You replied at the time that you post the scans or screenshots for your own convenience. But this forum exists not only for your convenience, but for the convenience and usefulness of all, both now and into the future.

So I am asking again that you please end this behavior and make the effort to post minimal, relevant code and example text inline rather than as screenshots or external links in order to provide that convenience to others, posting images or links only when the content cannot be communicated as text.

sundialsvcs · 11-28-2023, 07:46 AM

For what it may be worth, in one compiler that I was involved with we actually replaced "the lexer" with a hand-coded equivalent, and it worked quite well. The language wasn't complicated, and so, neither was the code.

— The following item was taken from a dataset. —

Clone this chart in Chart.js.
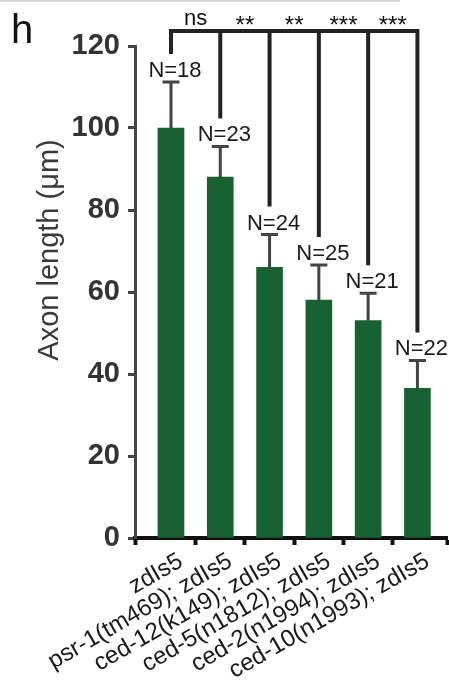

All we really needed was getch() and a one-character ungetch().

"Lexers" are purely confined to "character-twiddling," and so the usual regular-expression-centric solutions are not the only way to get the job done. "Just get the job done, and move on."

"The Parser" is where the real magic is done.

But also: if "spaces" are "a symbol" in your language (as in Python), perhaps the simplest way to handle this is "in the [hand-coded ...] lexer." Simply arrange for it to return "a token" that consists of "spaces." (If the number of spaces is important, as in Python, you will have a little more work to do on the top side ...)

In the end: "don't spend too much time staring at 'compiler books.'" (None of which I have ever found to be readable.) Just find a way to get the project done. "Mathematical abstractions" are good ... only to a point.